From the listing below, extract each line containing the string "chart".

■ Given data
/---
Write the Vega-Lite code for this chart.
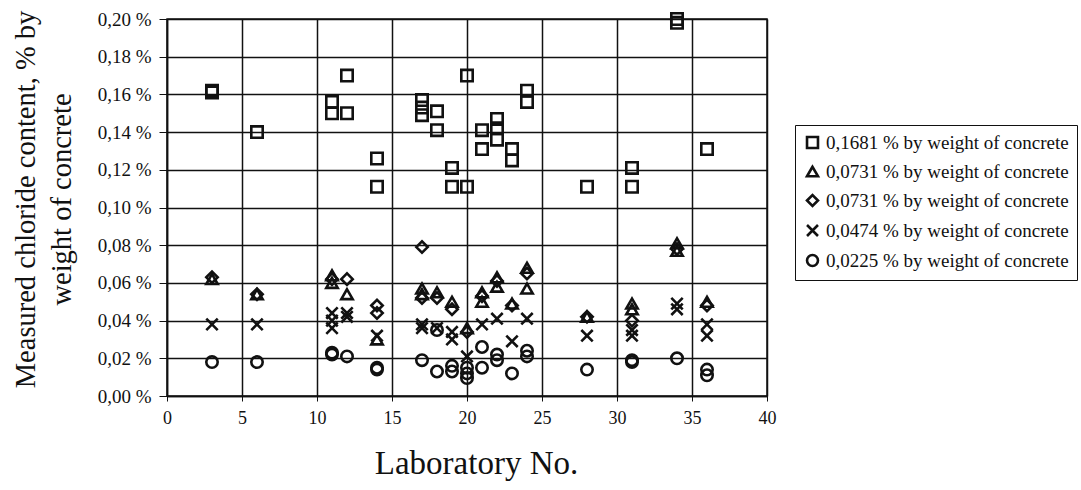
\---
/---
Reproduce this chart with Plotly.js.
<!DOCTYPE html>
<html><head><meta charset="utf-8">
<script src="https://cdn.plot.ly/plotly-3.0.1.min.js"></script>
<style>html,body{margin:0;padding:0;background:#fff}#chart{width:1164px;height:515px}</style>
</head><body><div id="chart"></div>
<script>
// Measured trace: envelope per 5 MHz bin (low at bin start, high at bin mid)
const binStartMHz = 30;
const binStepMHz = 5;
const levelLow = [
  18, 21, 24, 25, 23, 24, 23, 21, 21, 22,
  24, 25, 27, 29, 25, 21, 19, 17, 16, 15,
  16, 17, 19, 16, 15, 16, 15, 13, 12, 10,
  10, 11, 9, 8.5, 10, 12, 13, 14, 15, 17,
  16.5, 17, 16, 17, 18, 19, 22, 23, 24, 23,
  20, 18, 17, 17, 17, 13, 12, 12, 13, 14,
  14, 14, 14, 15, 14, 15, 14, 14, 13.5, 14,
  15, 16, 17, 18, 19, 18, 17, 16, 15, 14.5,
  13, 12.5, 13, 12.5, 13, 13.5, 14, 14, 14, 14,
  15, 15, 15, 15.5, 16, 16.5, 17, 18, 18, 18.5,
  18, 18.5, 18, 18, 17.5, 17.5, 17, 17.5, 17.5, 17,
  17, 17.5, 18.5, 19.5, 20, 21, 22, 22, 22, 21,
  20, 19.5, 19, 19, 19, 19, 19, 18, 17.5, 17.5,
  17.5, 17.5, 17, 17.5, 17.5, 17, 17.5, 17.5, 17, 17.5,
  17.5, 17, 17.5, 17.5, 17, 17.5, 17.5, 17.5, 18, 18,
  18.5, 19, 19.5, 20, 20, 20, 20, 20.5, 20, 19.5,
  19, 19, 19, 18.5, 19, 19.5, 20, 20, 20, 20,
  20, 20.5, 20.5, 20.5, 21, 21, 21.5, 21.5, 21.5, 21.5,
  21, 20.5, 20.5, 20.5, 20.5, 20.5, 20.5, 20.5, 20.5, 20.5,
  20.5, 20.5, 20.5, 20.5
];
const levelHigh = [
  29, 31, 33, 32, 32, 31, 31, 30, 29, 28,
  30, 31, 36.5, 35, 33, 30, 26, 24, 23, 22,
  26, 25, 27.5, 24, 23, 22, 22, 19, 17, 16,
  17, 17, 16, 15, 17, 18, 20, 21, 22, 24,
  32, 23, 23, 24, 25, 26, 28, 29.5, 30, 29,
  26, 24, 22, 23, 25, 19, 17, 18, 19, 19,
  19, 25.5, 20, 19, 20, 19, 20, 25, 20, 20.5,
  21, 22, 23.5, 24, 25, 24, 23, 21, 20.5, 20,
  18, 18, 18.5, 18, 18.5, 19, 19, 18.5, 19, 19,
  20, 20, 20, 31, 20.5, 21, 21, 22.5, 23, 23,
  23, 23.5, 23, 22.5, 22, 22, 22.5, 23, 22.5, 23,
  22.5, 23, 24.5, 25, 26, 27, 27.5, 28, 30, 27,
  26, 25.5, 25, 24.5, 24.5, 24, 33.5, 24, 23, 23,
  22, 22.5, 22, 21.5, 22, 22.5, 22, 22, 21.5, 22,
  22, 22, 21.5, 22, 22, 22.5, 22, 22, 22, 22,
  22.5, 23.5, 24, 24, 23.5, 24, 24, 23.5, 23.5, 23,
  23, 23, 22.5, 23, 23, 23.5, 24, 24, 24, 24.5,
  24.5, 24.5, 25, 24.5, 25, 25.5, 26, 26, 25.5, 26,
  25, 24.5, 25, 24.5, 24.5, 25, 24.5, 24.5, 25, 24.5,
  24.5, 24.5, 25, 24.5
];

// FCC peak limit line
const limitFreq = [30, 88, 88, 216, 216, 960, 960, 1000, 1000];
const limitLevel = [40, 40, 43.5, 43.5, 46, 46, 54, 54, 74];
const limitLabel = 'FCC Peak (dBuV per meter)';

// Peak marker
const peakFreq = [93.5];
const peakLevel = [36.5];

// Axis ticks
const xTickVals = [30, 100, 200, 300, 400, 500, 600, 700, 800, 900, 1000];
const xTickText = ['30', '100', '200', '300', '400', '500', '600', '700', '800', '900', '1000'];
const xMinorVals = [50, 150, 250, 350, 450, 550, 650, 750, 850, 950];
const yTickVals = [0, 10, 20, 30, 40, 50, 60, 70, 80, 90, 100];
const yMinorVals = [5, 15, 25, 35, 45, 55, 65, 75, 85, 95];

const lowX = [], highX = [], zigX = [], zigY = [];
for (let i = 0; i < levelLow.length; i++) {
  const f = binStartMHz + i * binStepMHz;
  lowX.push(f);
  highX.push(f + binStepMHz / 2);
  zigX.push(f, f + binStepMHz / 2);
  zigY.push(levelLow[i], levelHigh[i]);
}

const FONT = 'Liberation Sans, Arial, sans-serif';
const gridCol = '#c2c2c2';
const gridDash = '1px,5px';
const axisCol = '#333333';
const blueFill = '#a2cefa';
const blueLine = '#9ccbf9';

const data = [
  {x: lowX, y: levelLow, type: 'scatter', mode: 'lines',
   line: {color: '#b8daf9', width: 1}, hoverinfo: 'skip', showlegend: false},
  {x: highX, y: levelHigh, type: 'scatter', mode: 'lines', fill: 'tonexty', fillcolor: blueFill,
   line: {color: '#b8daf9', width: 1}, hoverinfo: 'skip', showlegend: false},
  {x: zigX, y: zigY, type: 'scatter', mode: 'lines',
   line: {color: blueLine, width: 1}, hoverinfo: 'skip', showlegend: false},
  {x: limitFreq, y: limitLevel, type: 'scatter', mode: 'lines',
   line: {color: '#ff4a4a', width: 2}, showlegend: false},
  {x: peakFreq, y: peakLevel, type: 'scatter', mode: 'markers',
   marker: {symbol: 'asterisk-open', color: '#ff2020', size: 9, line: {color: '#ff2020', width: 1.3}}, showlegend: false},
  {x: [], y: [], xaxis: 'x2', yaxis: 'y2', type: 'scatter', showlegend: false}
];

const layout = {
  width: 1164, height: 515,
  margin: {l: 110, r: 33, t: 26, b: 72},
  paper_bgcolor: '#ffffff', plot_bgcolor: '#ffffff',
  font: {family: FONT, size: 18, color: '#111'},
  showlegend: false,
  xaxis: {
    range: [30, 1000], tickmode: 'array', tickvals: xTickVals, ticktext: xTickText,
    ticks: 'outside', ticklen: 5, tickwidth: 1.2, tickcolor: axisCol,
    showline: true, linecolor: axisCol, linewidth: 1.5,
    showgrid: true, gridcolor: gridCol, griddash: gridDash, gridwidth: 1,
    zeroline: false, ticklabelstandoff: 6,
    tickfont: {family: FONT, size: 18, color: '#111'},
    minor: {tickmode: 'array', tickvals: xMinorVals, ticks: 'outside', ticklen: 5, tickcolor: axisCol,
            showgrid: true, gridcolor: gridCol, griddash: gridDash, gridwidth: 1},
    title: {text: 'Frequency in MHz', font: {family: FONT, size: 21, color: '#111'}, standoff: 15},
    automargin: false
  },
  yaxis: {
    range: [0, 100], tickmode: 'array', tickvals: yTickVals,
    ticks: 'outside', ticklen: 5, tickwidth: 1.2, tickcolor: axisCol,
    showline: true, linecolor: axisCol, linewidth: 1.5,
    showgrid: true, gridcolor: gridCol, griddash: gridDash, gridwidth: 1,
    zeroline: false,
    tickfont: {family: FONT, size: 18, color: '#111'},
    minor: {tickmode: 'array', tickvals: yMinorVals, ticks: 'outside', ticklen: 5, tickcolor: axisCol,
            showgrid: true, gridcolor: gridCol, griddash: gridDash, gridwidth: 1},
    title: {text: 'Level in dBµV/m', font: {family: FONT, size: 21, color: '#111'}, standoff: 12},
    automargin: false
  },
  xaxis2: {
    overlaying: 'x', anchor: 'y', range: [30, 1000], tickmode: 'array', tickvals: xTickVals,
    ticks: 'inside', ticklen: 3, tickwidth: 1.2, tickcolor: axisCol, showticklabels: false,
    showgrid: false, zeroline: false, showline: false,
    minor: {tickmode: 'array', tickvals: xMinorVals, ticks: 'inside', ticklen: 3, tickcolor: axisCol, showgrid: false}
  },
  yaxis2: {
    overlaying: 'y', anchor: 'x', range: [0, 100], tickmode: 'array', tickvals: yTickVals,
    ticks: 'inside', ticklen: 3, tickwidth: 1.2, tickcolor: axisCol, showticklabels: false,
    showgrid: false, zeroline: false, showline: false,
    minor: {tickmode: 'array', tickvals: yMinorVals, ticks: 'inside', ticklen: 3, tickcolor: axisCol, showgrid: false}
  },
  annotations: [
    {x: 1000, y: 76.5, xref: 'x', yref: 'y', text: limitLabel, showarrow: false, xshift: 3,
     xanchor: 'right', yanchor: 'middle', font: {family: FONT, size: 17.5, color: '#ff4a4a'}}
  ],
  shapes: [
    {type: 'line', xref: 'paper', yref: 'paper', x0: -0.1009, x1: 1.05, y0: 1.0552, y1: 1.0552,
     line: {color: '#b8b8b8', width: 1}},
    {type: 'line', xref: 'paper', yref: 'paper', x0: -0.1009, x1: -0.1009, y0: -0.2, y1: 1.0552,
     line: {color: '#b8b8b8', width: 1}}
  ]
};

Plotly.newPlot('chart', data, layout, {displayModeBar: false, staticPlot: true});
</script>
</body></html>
\---
■ Response to this task
Write the Vega-Lite code for this chart.
Reproduce this chart with Plotly.js.
<style>html,body{margin:0;padding:0;background:#fff}#chart{width:1164px;height:515px}</style>
</head><body><div id="chart"></div>
Plotly.newPlot('chart', data, layout, {displayModeBar: false, staticPlot: true});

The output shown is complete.